*Problem to work on*
Copy all of the material word for word, except for the pictures.

*Stored data*
>>>

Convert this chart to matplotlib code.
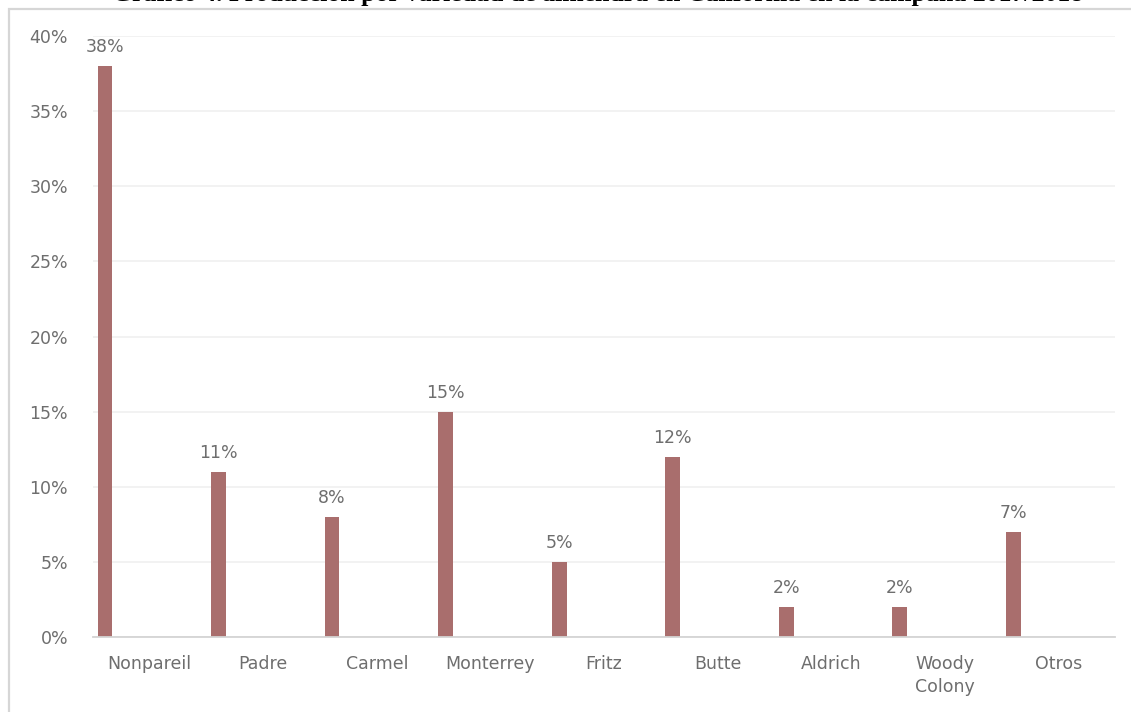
import matplotlib
matplotlib.use("Agg")
import numpy as np
from matplotlib import pyplot as plt
from matplotlib.patches import Rectangle
from matplotlib.ticker import FuncFormatter, MultipleLocator

variedades = ["Nonpareil", "Padre", "Carmel", "Monterrey", "Fritz",
              "Butte", "Aldrich", "Woody\nColony", "Otros"]
produccion = [38, 11, 8, 15, 5, 12, 2, 2, 7]

titulo = ("Gráfico 4. Producción por variedad de almendra en California "
          "en la campaña 2017/2018")

W, H = 1131, 712
fig = plt.figure(figsize=(W / 100, H / 100), dpi=100)
fig.patch.set_facecolor("white")

# marco gris del area del grafico
fig.patches.append(Rectangle((9 / W, -0.1), 1.2, 1.1 - 9 / H,
                             transform=fig.transFigure, fill=False,
                             edgecolor="#d6d6d6", lw=1.6))

# titulo recortado por el borde superior
fig.text(112 / W, 1 - 0.5 / H, titulo, family="Liberation Serif",
         weight="bold", fontsize=18.5, color="black",
         ha="left", va="baseline")

ax = fig.add_axes([93 / W, 75 / H, (1115 - 93) / W, (676 - 75) / H])

x = np.arange(len(variedades))
ancho = 0.13
pos = x - 0.5 + 0.04 + ancho / 2
barras = ax.bar(pos, produccion, width=ancho, color="#a96e6d", zorder=3)

gris = "#6e6e6e"
fs = 12.5
for xb, v in zip(pos, produccion):
    ax.annotate("{}%".format(v), (xb, v), xytext=(0, 7),
                textcoords="offset points", ha="center", va="bottom",
                fontsize=fs, color=gris, family="DejaVu Sans")

ax.set_xlim(-0.5, len(variedades) - 0.5)
ax.set_ylim(0, 40)
ax.yaxis.set_major_locator(MultipleLocator(5))
ax.yaxis.set_major_formatter(FuncFormatter(lambda v, p: "{:.0f}%".format(v)))
ax.set_xticks(x)
ax.set_xticklabels(variedades)

for lab in ax.get_xticklabels() + ax.get_yticklabels():
    lab.set_family("DejaVu Sans")
    lab.set_fontsize(fs)
    lab.set_color(gris)

ax.tick_params(axis="y", length=0, pad=18)
ax.tick_params(axis="x", length=0, pad=13)
for lab in ax.get_xticklabels():
    lab.set_verticalalignment("top")
    lab.set_linespacing(1.35)

ax.grid(axis="y", color="#f0f0f0", lw=1.2, zorder=0)
for s in ["top", "right", "left"]:
    ax.spines[s].set_visible(False)
ax.spines["bottom"].set_color("#d4d4d4")
ax.spines["bottom"].set_linewidth(1.3)
ax.spines["bottom"].set_zorder(4)

fig.savefig("out.png", dpi=100)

<<<

*Full response*
Convert this chart to matplotlib code.
import matplotlib
matplotlib.use("Agg")
import numpy as np
from matplotlib import pyplot as plt
from matplotlib.patches import Rectangle
from matplotlib.ticker import FuncFormatter, MultipleLocator

variedades = ["Nonpareil", "Padre", "Carmel", "Monterrey", "Fritz",
              "Butte", "Aldrich", "Woody\nColony", "Otros"]
produccion = [38, 11, 8, 15, 5, 12, 2, 2, 7]

titulo = ("Gráfico 4. Producción por variedad de almendra en California "
          "en la campaña 2017/2018")

W, H = 1131, 712
fig = plt.figure(figsize=(W / 100, H / 100), dpi=100)
fig.patch.set_facecolor("white")

# marco gris del area del grafico
fig.patches.append(Rectangle((9 / W, -0.1), 1.2, 1.1 - 9 / H,
                             transform=fig.transFigure, fill=False,
                             edgecolor="#d6d6d6", lw=1.6))

# titulo recortado por el borde superior
fig.text(112 / W, 1 - 0.5 / H, titulo, family="Liberation Serif",
         weight="bold", fontsize=18.5, color="black",
         ha="left", va="baseline")

ax = fig.add_axes([93 / W, 75 / H, (1115 - 93) / W, (676 - 75) / H])

x = np.arange(len(variedades))
ancho = 0.13
pos = x - 0.5 + 0.04 + ancho / 2
barras = ax.bar(pos, produccion, width=ancho, color="#a96e6d", zorder=3)

gris = "#6e6e6e"
fs = 12.5
for xb, v in zip(pos, produccion):
    ax.annotate("{}%".format(v), (xb, v), xytext=(0, 7),
                textcoords="offset points", ha="center", va="bottom",
                fontsize=fs, color=gris, family="DejaVu Sans")

ax.set_xlim(-0.5, len(variedades) - 0.5)
ax.set_ylim(0, 40)
ax.yaxis.set_major_locator(MultipleLocator(5))
ax.yaxis.set_major_formatter(FuncFormatter(lambda v, p: "{:.0f}%".format(v)))
ax.set_xticks(x)
ax.set_xticklabels(variedades)

for lab in ax.get_xticklabels() + ax.get_yticklabels():
    lab.set_family("DejaVu Sans")
    lab.set_fontsize(fs)
    lab.set_color(gris)

ax.tick_params(axis="y", length=0, pad=18)
ax.tick_params(axis="x", length=0, pad=13)
for lab in ax.get_xticklabels():
    lab.set_verticalalignment("top")
    lab.set_linespacing(1.35)

ax.grid(axis="y", color="#f0f0f0", lw=1.2, zorder=0)
for s in ["top", "right", "left"]:
    ax.spines[s].set_visible(False)
ax.spines["bottom"].set_color("#d4d4d4")
ax.spines["bottom"].set_linewidth(1.3)
ax.spines["bottom"].set_zorder(4)

fig.savefig("out.png", dpi=100)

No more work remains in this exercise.